Exercise:
Pictures excluded, return the lines below from the first through the line holding "from matplotlib.lines import Line2D".

[START]

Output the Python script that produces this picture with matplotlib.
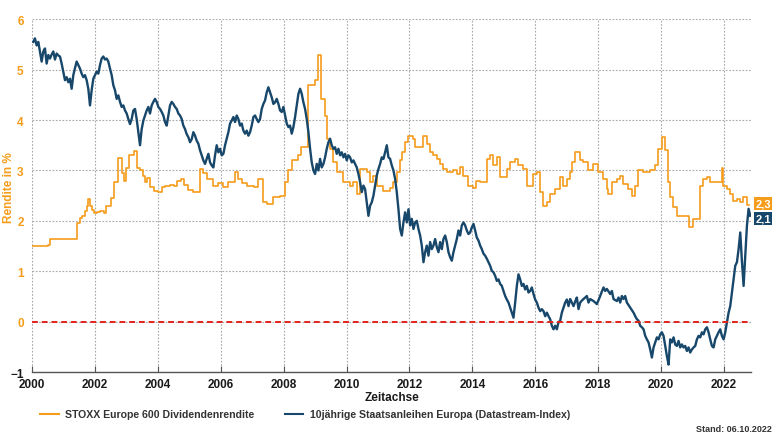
"""Dividendenrendite STOXX Europe 600 vs. 10-jaehrige Staatsanleihen Europa."""

import matplotlib

matplotlib.use("Agg")

import matplotlib.pyplot as plt
import numpy as np
from matplotlib.lines import Line2D

ORANGE = "#F59C1A"
NAVY = "#17476A"
RED = "#E2231A"
GRID = "#A8A8A8"
TEXT = "#1A1A1A"

plt.rcParams["font.family"] = ["Liberation Sans", "DejaVu Sans"]

# STOXX Europe 600 Dividendenrendite (step changes: decimal year, %)
DIV_YEARS = [
    2000.00, 2000.51, 2000.57, 2001.43, 2001.53, 2001.59, 2001.69, 2001.75,
    2001.78, 2001.84, 2001.91, 2001.97, 2002.07, 2002.16, 2002.29, 2002.35,
    2002.51, 2002.61, 2002.73, 2002.86, 2002.93, 2002.99, 2003.08, 2003.24,
    2003.34, 2003.43, 2003.53, 2003.59, 2003.66, 2003.75, 2003.88, 2004.01,
    2004.13, 2004.23, 2004.39, 2004.52, 2004.61, 2004.74, 2004.83, 2004.96,
    2005.12, 2005.34, 2005.44, 2005.56, 2005.76, 2005.91, 2006.07, 2006.23,
    2006.45, 2006.55, 2006.68, 2006.84, 2007.06, 2007.19, 2007.35, 2007.47,
    2007.66, 2007.89, 2008.04, 2008.14, 2008.27, 2008.46, 2008.55, 2008.78,
    2009.00, 2009.09, 2009.19, 2009.32, 2009.38, 2009.48, 2009.57, 2009.70,
    2009.89, 2010.11, 2010.21, 2010.33, 2010.43, 2010.65, 2010.75, 2010.84,
    2010.97, 2011.16, 2011.38, 2011.48, 2011.61, 2011.70, 2011.76, 2011.86,
    2011.96, 2012.11, 2012.18, 2012.40, 2012.43, 2012.56, 2012.65, 2012.75,
    2012.88, 2012.97, 2013.07, 2013.20, 2013.39, 2013.51, 2013.61, 2013.70,
    2013.86, 2014.02, 2014.12, 2014.24, 2014.47, 2014.56, 2014.66, 2014.79,
    2014.88, 2015.10, 2015.20, 2015.36, 2015.45, 2015.61, 2015.74, 2015.93,
    2016.06, 2016.15, 2016.25, 2016.38, 2016.47, 2016.63, 2016.79, 2016.88,
    2017.01, 2017.11, 2017.17, 2017.27, 2017.42, 2017.52, 2017.68, 2017.84,
    2018.00, 2018.16, 2018.28, 2018.31, 2018.44, 2018.60, 2018.70, 2018.79,
    2018.95, 2019.08, 2019.17, 2019.27, 2019.43, 2019.65, 2019.81, 2019.90,
    2020.03, 2020.13, 2020.22, 2020.29, 2020.38, 2020.51, 2020.89, 2021.02,
    2021.24, 2021.34, 2021.46, 2021.56, 2021.94, 2021.97, 2022.10, 2022.19,
    2022.29, 2022.42, 2022.51, 2022.61, 2022.74, 2022.80,
]
DIV_VALUES = [
    1.50, 1.53, 1.65, 1.96, 2.05, 2.10, 2.20, 2.30,
    2.43, 2.30, 2.22, 2.15, 2.18, 2.20, 2.15, 2.30,
    2.45, 2.77, 3.24, 2.95, 2.80, 3.05, 3.30, 3.38,
    3.05, 3.00, 2.90, 2.78, 2.85, 2.67, 2.60, 2.57,
    2.67, 2.70, 2.72, 2.70, 2.80, 2.83, 2.72, 2.62,
    2.57, 3.03, 2.95, 2.83, 2.70, 2.75, 2.67, 2.77,
    2.97, 2.83, 2.75, 2.70, 2.67, 2.83, 2.37, 2.33,
    2.47, 2.50, 2.77, 3.00, 3.20, 3.30, 3.47, 4.69,
    4.79, 5.28, 4.42, 4.09, 3.63, 3.43, 3.17, 2.97,
    2.77, 2.70, 2.77, 2.53, 3.03, 2.97, 2.77, 2.90,
    2.70, 2.60, 2.65, 2.77, 2.97, 3.20, 3.37, 3.57,
    3.69, 3.63, 3.47, 3.47, 3.69, 3.53, 3.37, 3.30,
    3.23, 3.13, 3.03, 2.97, 3.00, 2.93, 3.07, 2.90,
    2.70, 2.65, 2.79, 2.77, 3.23, 3.30, 3.10, 3.27,
    2.87, 3.03, 3.17, 3.23, 3.10, 3.03, 2.70, 2.93,
    2.97, 2.57, 2.30, 2.37, 2.53, 2.63, 2.87, 2.70,
    2.83, 2.97, 3.17, 3.37, 3.20, 3.17, 3.00, 3.13,
    2.97, 2.83, 2.63, 2.53, 2.77, 2.83, 2.90, 2.73,
    2.63, 2.50, 2.70, 3.00, 2.97, 3.00, 3.10, 3.43,
    3.66, 3.40, 2.77, 2.47, 2.27, 2.10, 1.88, 2.04,
    2.70, 2.83, 2.87, 2.77, 3.05, 2.70, 2.63, 2.53,
    2.40, 2.43, 2.37, 2.47, 2.32, 2.32,
]

# 10jaehrige Staatsanleihen Europa, sampled every BOND_STEP years from BOND_START
BOND_START = 2000.042
BOND_STEP = 0.053
BOND_VALUES = [
    5.55, 5.62, 5.48, 5.55, 5.36, 5.16, 5.36, 5.42, 5.12, 5.29, 5.22, 5.30,
    5.36, 5.20, 5.32, 5.28, 5.26, 5.12, 4.96, 4.79, 4.85, 4.75, 4.82, 4.62,
    4.89, 5.03, 5.16, 5.09, 5.02, 4.92, 4.85, 4.89, 4.79, 4.62, 4.29, 4.59,
    4.82, 4.89, 4.96, 4.92, 5.09, 5.22, 5.26, 5.20, 5.22, 5.16, 5.02, 4.89,
    4.69, 4.59, 4.42, 4.49, 4.36, 4.26, 4.29, 4.19, 4.13, 4.02, 3.92, 4.02,
    4.19, 4.22, 4.02, 3.76, 3.50, 3.82, 3.99, 4.09, 4.19, 4.26, 4.13, 4.29,
    4.36, 4.42, 4.36, 4.26, 4.22, 4.16, 4.09, 3.96, 3.89, 4.09, 4.29, 4.36,
    4.32, 4.26, 4.22, 4.13, 4.09, 4.02, 3.89, 3.82, 3.72, 3.66, 3.56, 3.62,
    3.76, 3.69, 3.59, 3.53, 3.40, 3.30, 3.20, 3.13, 3.23, 3.33,
    # 2006 - 2011
    3.16, 3.10, 3.06, 3.30, 3.50, 3.36, 3.43, 3.30, 3.33, 3.50, 3.63, 3.76,
    3.93, 3.99, 4.06, 3.96, 4.09, 4.02, 3.89, 3.93, 3.79, 3.73, 3.79, 3.69,
    3.76, 3.89, 4.06, 4.09, 4.02, 3.96, 4.02, 4.22, 4.32, 4.39, 4.55, 4.65,
    4.55, 4.45, 4.32, 4.35, 4.42, 4.32, 4.19, 4.16, 4.26, 4.09, 3.93, 3.86,
    3.89, 3.73, 3.86, 4.06, 4.29, 4.52, 4.62, 4.52, 4.35, 4.22, 4.02, 3.76,
    3.43, 3.16, 3.00, 2.93, 3.13, 3.00, 3.23, 3.06, 3.13, 3.26, 3.43, 3.56,
    3.63, 3.50, 3.43, 3.46, 3.33, 3.43, 3.30, 3.36, 3.26, 3.33, 3.20, 3.30,
    3.26, 3.16, 3.20, 3.13, 3.06, 2.93, 2.77, 2.57, 2.70, 2.63, 2.37, 2.10,
    2.30, 2.37, 2.50, 2.70, 2.90, 3.03, 3.13, 3.26, 3.23, 3.36, 3.50, 3.26,
    # 2011 - 2017
    3.23, 3.10, 3.00, 2.83, 2.57, 2.23, 1.84, 1.71, 1.97, 2.17, 1.97, 2.23,
    1.91, 2.04, 1.84, 1.97, 2.00, 1.84, 1.71, 1.51, 1.18, 1.38, 1.51, 1.31,
    1.58, 1.44, 1.51, 1.64, 1.48, 1.38, 1.58, 1.44, 1.64, 1.71, 1.58, 1.38,
    1.28, 1.21, 1.38, 1.51, 1.64, 1.81, 1.71, 1.91, 1.97, 1.91, 1.81, 1.74,
    1.77, 1.87, 1.94, 1.81, 1.67, 1.61, 1.51, 1.44, 1.35, 1.31, 1.25, 1.18,
    1.11, 1.01, 0.98, 0.91, 0.81, 0.84, 0.75, 0.71, 0.61, 0.51, 0.44, 0.38,
    0.28, 0.18, 0.08, 0.38, 0.71, 0.94, 0.84, 0.71, 0.75, 0.64, 0.71, 0.58,
    0.61, 0.68, 0.55, 0.44, 0.38, 0.28, 0.21, 0.25, 0.21, 0.11, 0.18, 0.11,
    0.05, -0.08, -0.15, -0.08, -0.15, -0.01, 0.02, 0.18, 0.28, 0.38, 0.44, 0.31,
    # 2017 - 2022
    0.45, 0.38, 0.31, 0.40, 0.48, 0.25, 0.38, 0.42, 0.45, 0.48, 0.51, 0.38,
    0.45, 0.43, 0.41, 0.38, 0.35, 0.43, 0.51, 0.60, 0.68, 0.61, 0.65, 0.60,
    0.55, 0.61, 0.45, 0.43, 0.41, 0.48, 0.38, 0.51, 0.45, 0.51, 0.38, 0.33,
    0.28, 0.23, 0.18, 0.11, 0.05, 0.02, -0.08, -0.11, -0.15, -0.28, -0.35, -0.41,
    -0.55, -0.71, -0.51, -0.41, -0.31, -0.35, -0.25, -0.21, -0.28, -0.48, -0.68, -0.85,
    -0.35, -0.41, -0.31, -0.45, -0.48, -0.38, -0.51, -0.45, -0.51, -0.48, -0.58, -0.51,
    -0.61, -0.55, -0.51, -0.48, -0.35, -0.28, -0.31, -0.21, -0.25, -0.15, -0.11, -0.21,
    -0.35, -0.48, -0.51, -0.35, -0.28, -0.21, -0.15, -0.28, -0.35, -0.21, -0.01, 0.18,
    0.31, 0.58, 0.84, 1.11, 1.18, 1.44, 1.77, 1.20, 0.71, 1.30, 1.90, 2.24,
    2.10,
]

DIV_LABEL = "STOXX Europe 600 Dividendenrendite"
BOND_LABEL = "10jährige Staatsanleihen Europa (Datastream-Index)"
X_TICKS = list(range(2000, 2023, 2))
Y_TICKS = [-1, 0, 1, 2, 3, 4, 5, 6]
END_DIV = "2,3"
END_BOND = "2,1"

bond_years = BOND_START + BOND_STEP * np.arange(len(BOND_VALUES))

fig = plt.figure(figsize=(7.8, 4.39), dpi=100, facecolor="white")
ax = fig.add_axes([0.041, 0.150, 0.922, 0.804])

ax.step(DIV_YEARS, DIV_VALUES, where="post", color=ORANGE, linewidth=1.2, zorder=3)
ax.plot(bond_years, BOND_VALUES, color=NAVY, linewidth=1.7, zorder=4)
ax.axhline(0, color=RED, linewidth=1.4, linestyle=(0, (3, 2)), zorder=5)

ax.set_xlim(2000, 2022.86)
ax.set_ylim(-1, 6)
ax.set_xticks(X_TICKS)
ax.set_yticks(Y_TICKS)
ax.grid(True, color=GRID, linestyle=(0, (1.5, 1.5)), linewidth=0.8)
ax.set_axisbelow(True)
for name in ("top", "right", "left"):
    ax.spines[name].set_visible(False)
ax.spines["bottom"].set_color("#555555")
ax.spines["bottom"].set_linewidth(1.0)
ax.tick_params(axis="x", length=4, direction="in", color="#555555", pad=4,
               labelsize=8.5, labelcolor=TEXT)
ax.tick_params(axis="y", length=0, pad=6, labelsize=8.5)
for label in ax.get_xticklabels():
    label.set_fontweight("bold")
for value, label in zip(Y_TICKS, ax.get_yticklabels()):
    label.set_fontweight("bold")
    label.set_color(TEXT if value < 0 else ORANGE)

fig.text(0.468, 0.093, "Zeitachse", fontsize=8.5, fontweight="bold",
         color=TEXT, ha="left", va="center")
fig.text(0.012, 0.572, "Rendite in %", fontsize=8.5, fontweight="bold",
         color=ORANGE, rotation=90, ha="center", va="center")

# end-value boxes at the right edge
for text, yval, color in ((END_DIV, DIV_VALUES[-1] + 0.02, ORANGE),
                          (END_BOND, BOND_VALUES[-1] - 0.05, NAVY)):
    ax.annotate(text, xy=(1.0, yval), xycoords=("axes fraction", "data"),
                xytext=(3, 0), textcoords="offset points", ha="left", va="center",
                fontsize=8, fontweight="bold", color="white", clip_on=False,
                bbox=dict(boxstyle="square,pad=0.15", facecolor=color, edgecolor="none"))

# legend below the chart
for x0, color, label in ((0.051, ORANGE, DIV_LABEL), (0.365, NAVY, BOND_LABEL)):
    fig.add_artist(Line2D([x0, x0 + 0.024], [0.055, 0.055], color=color,
                          linewidth=1.5, transform=fig.transFigure))
    fig.text(x0 + 0.032, 0.055, label, fontsize=7.6, fontweight="bold",
             color="#333333", ha="left", va="center")

fig.text(0.99, 0.021, "Stand: 06.10.2022", fontsize=6.5, fontweight="bold",
         color="#333333", ha="right", va="center")

fig.savefig("out.png", dpi=100, facecolor="white")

[END]

Task output:
Output the Python script that produces this picture with matplotlib.
"""Dividendenrendite STOXX Europe 600 vs. 10-jaehrige Staatsanleihen Europa."""

import matplotlib

matplotlib.use("Agg")

import matplotlib.pyplot as plt
import numpy as np
from matplotlib.lines import Line2D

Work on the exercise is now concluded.